Among the lines of this listing, determine how many contain the string "seaborn". Answer with the number only.

Records with drawing code:
+===+
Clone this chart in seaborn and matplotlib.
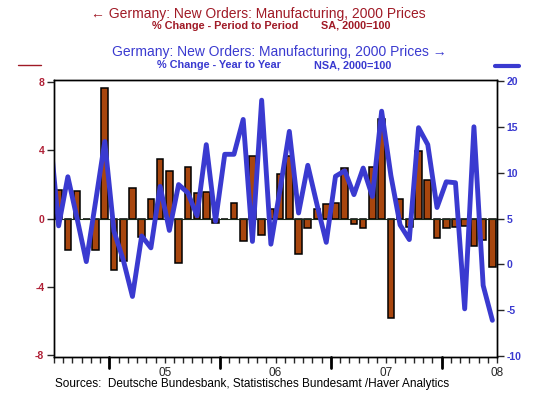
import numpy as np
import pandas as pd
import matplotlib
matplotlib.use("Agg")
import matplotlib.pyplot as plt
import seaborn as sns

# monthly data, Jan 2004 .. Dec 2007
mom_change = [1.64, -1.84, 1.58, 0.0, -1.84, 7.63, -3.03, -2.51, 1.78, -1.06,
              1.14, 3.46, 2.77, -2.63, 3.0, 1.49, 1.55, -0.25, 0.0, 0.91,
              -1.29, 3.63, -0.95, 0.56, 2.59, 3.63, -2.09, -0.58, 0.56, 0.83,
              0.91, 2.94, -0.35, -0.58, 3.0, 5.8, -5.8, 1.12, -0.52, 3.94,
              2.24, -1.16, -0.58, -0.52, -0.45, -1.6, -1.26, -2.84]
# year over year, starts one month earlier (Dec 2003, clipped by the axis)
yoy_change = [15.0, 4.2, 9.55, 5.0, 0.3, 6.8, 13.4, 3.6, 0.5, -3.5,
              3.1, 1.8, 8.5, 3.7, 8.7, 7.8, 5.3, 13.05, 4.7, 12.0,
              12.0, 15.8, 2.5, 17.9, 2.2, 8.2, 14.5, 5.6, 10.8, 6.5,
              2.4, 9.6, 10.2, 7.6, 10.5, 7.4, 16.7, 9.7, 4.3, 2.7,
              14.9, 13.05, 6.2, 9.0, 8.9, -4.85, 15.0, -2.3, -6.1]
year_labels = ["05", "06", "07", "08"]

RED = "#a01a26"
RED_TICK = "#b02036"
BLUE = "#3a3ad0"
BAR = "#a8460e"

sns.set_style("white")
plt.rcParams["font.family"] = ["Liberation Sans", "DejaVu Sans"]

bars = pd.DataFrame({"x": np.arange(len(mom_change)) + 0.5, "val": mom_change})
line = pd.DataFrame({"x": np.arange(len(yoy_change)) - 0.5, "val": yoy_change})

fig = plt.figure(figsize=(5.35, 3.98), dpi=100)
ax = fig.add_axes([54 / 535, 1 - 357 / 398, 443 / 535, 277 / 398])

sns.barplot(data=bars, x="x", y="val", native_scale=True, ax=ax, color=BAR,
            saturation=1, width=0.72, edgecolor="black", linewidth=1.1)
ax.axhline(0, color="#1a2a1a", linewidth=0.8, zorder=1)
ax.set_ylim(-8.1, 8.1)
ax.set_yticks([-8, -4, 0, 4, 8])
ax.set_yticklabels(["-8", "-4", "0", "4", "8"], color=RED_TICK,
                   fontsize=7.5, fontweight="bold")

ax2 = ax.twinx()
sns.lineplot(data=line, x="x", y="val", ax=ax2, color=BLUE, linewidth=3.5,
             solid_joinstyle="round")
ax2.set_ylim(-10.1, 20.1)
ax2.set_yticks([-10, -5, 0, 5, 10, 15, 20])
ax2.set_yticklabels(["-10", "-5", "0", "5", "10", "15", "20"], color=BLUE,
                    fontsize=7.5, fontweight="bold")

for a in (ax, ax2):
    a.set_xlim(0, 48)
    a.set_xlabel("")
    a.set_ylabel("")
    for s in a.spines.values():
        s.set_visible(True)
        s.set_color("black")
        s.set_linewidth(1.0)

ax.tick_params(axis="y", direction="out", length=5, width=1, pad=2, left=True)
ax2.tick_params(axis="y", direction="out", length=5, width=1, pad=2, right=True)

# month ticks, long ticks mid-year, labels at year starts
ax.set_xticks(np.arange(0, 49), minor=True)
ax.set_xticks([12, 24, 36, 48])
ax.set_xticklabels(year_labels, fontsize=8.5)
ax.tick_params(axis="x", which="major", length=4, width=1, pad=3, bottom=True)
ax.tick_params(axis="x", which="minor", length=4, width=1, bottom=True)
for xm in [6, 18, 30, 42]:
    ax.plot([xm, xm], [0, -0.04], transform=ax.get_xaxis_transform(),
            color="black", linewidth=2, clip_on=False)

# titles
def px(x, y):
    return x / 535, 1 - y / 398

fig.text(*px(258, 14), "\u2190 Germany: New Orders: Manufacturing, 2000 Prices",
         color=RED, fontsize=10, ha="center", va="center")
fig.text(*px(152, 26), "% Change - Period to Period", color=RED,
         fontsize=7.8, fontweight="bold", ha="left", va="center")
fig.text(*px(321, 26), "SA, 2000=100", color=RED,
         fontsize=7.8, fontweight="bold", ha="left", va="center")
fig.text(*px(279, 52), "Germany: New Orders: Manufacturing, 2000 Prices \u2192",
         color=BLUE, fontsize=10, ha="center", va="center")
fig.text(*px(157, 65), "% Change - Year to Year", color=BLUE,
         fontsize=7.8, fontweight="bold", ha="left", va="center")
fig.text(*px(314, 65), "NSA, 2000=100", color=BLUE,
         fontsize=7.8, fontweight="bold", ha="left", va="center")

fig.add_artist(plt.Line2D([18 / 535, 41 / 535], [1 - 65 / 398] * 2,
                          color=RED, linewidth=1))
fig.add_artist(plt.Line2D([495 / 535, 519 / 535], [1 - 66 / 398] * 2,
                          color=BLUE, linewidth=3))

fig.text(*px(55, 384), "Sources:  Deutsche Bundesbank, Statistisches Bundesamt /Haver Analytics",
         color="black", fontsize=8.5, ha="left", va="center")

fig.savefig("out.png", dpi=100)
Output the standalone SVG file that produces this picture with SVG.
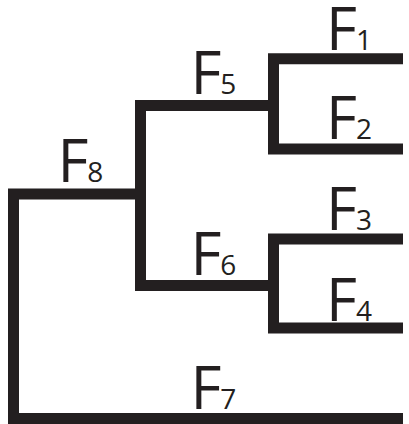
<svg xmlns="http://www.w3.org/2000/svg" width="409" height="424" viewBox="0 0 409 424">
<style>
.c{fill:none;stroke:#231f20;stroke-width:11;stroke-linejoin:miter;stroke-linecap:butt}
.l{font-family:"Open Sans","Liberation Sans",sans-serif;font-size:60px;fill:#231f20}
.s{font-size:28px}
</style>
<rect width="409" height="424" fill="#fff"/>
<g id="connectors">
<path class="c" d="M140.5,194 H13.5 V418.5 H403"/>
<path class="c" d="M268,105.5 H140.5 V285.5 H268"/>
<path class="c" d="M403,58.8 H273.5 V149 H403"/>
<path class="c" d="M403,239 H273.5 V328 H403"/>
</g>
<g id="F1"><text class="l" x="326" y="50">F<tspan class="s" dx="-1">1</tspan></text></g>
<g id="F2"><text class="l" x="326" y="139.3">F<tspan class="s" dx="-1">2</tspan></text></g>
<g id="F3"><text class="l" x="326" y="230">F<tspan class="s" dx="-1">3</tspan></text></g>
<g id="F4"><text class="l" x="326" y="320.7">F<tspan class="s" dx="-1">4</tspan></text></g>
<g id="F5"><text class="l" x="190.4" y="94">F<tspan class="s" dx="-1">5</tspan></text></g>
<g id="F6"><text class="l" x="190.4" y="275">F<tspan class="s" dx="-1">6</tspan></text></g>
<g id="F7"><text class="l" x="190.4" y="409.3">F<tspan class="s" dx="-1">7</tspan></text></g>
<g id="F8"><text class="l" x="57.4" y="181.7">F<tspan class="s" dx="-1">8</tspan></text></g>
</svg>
+===+
**RESPONSE**
2